Juarez is working with faculty from the Center for Native and Pacific Health Disparities Research to develop an online training course entitled Community 101 that would instruct researchers on how best to interact with community members to facilitate community-based research.
Part of her salary is funded by grants from the National Institutes of Health, including an NIH National Institute on Minority Health and Health Disparities grant, for which Marjorie Mau of the UH Mānoa Department of Native Hawaiian Health serves as principal investigator. “I am the director of the Research Training and Education Core and a mentor for a junior investigator for her pilot project involving reduction in racial and ethnic disparities in preventable hospitalizations for patients with chronic disease,” says Juarez.
She also serves as a research coordinator for a second NIH grant where her time is spent forming research collaborations between investigators from different minority institutions.

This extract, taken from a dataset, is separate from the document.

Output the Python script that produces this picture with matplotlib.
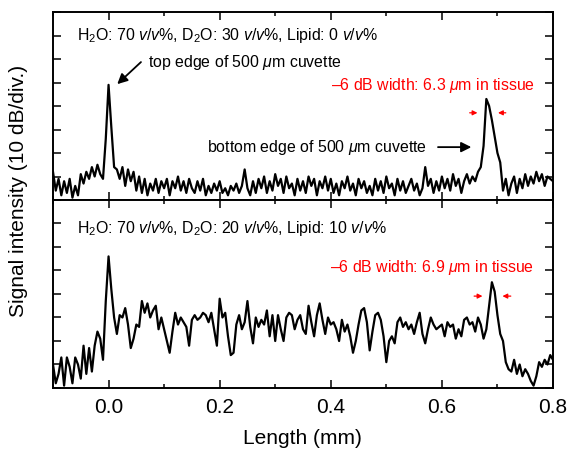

She recently has completed several other research projects. A collaboration with the UH Mānoa John A. Burns School of Medicine involved adding laboratory data to Hawai‘i Health Information Corporation hospital data to explore factors that affect hospitalizations and the quality of care of hospitalists relative to community physicians. Another involved a collaboration with UH Mānoa School of Nursing and Dental Hygiene, which examined the cost-effectiveness of simulation training for nurses in combat and was funded by the Department of Defense.
In terms of future goals, Juarez recently submitted a grant proposal in collaboration with faculty from anthropology and nursing that would use m-health (short for mobile health, the use of mobile phones and other wireless technology in medical care) interventions to improve physical activity and medication adherence among Pacific Islanders. The specific aims are to:
- Enlist Pacific Islander key informants from the community to aid in the development of effective, widely-understandable messaging using mobile health technology to improve medication adherence, physical activity, and blood pressure levels;
- Pilot test a cost-effective, culturally, clinically, and environmentally appropriate intervention to promote medication adherence and exercise among Pacific Islanders in Hawai‘i using mobile health technologies;
- Examine the association between behavior change in medication adherence and physical activity and blood pressure levels in Pacific Islanders with uncontrolled hypertension.
“Achievement of the specific aims will help meet long-term goals by fostering a collaborative partnership between our multidisciplinary academic team and the Pacific Islander community,” Juarez says. The project also will lay the foundation for a larger, more in-depth randomized controlled trial examining effectiveness of mobile health interventions.
“Pacific Islanders in Hawai‘i provide an opportunity to test an intervention that, if effective among the people in this highly diverse community, is likely to be of wide applicability to other diverse high risk groups, which are becoming increasingly common across the U.S.,” she says.
Juarez received her master in public affairs (domestic policy) from the Woodrow Wilson School of Public and International Affairs at Princeton University and her doctor of science in health economics from the Harvard School of Public Health.